Transumo A15 project: Vision creation and vision

Function / Domain: Transport and spatial planning
Illustration of: Vision creation, Guiding principles, Target scenarios/packages of measures

Context and landscape developments

Dutch public authorities are struggling with problems relating to mobility, air quality, energy consumption and CO emissions. The Mainport Rotterdam is affected by all of these problems. The Mainport is of great importance for both the regional and national economy. But the A15 motorway - a symbol of the connections between the port and the hinterland - is already often jammed. With the planned construction of the Second Maasvlakte port and industrial area, traffic to and from the port will increase by a factor of three, with all of the ensuing consequences for mobility in the region and for air quality, noise and external security. The space in the neighbouring residential areas will also become scarcer, since new houses and business premises will have to be built further from the road. The problems associated with the A-15 therefore encompass the domains of People, Planet and Profit.

Exploratory study

A working group with representatives of the participating organisations, advised by a steering committee, therefore launched the Transumo A-15 project, Van Maasvlakte naar achterland. More than 250 parties were involved in this project, the aim of which was to explore new possibilities for making sustainable improvements in the connections between the port of Rotterdam and the hinterland. The primary objective was to reach a shared perception of the problems and to increase the sense of urgency of the need for an innovative approach. Less attention was devoted to collective vision creation.

Leading partners in the project were Erasmus University in Rotterdam, Rotterdam Port Management, Deltalinqa, the city of Rotterdam, the Rotterdam Urban Region, TNO, the Rijnmond environmental department and Transumo, a network organisation for sustainable mobility.

Exploratory interviews and workshops

The A-15 project started with exploratory interviews with stakeholders to discuss their long-term vision for sustainable transport in the region (what they would personally like to see), important trends, problems and possible solutions.

In the following workshops, the stakeholders discussed their wishes and explored the possibility of reaching consensus on their perception of the problems and a shared sense of urgency. They also discussed actual measures that could be taken.

The project team supplemented the information with desk research and analyses and the opinions of experts.

Impulse for innovation

The participants were chosen on the basis of the parties they represented rather than for their creative capacity. This is probably why the project team felt the initial results were not particularly innovative and did not go far enough in the view of the project team. It therefore decided to stimulate innovative ideas by organising two workshops with outsiders. The participants were selected for their refreshing outlook and creative ideas. They came up with ideas for improving the project as well as the process.

These workshops resulted in a widely shared view that in time the existing ideas (included in implementation and policy plans such as Randstad Urgent and the Maasvlakte 2 Monitoring and Evaluation Programme (MER-MV2)) would not be enough and that more far-reaching measures would be needed.
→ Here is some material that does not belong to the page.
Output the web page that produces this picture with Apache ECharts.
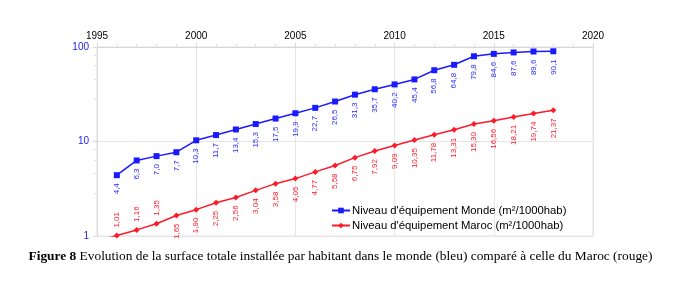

Guiding principles for further elaboration

The guiding principles for taking the next step towards an implementing programme were:

  • Sustainable mobility would be defined in terms of traffic effects, air quality, noise and external security.
  • The legal standards for those aspects were a minimum; targets that went beyond the legal standards would also be used, in accordance with the stakeholders' desired scenarios.
  • The points of departure for the measures proposed in the Environmental Impact Assessment would be followed.
  • Uncertainties would be discounted in the detailed plans. See the example, Transumo A-15 project: Working with uncertainty.

Transition paths

The principles initially led to a 3D package of measures that appealed to the stakeholders. Its effectiveness in various situations was then calculated. The project also produced a list of cultural and organisational lock-ins that could frustrate the transition to sustainable transport in the mainport area. The results were discussed with the participants and promising measures were worked out in more detail. They were incorporated in three transition paths:

  • Sustainable traffic and mobility management
  • Container logistics, modal split and more sustainable transport
  • Space, economy and reducing transport.


The final step in the process of reorientation/vision creation involved the formulation of 11 ‘levers' that could initiate or accelerate the transition to sustainable transport. Two examples of these levers are given below.

Learning to keep ahead of major change processes  This aspect of the project involved using the example of the transition to a bio-based economy to learn more about how to anticipate economic and spatial developments in steering a project: how to plan for reduced transport, the creation of clusters and increased sustainability. This fosters an integrated approach to the use of space and transport and so prevents the bio-based economy from actually generating new transport movements.

From modal split to intermodal steering This lever is intended to transform the strategy of shifting the modal split from road to water into a strategy for intermodal steering. Special attention is devoted to the governance arrangements at terminals and transferia, the use of information technology and new logistics concepts (push & pull, hub & spoke, flow, co-siting). The idea is that stakeholders (forwarders, for example) should be confronted with an integrated cost price for their activities.


For the practical implementation of the proposals talks were held with the main stakeholders in the region. In 2010 the expectation was that the Transport Enterprise established by the Ministry of Transport, Public Works and Water Management, the municipality of Rotterdam and the Rotterdam Port Management would play a role in this.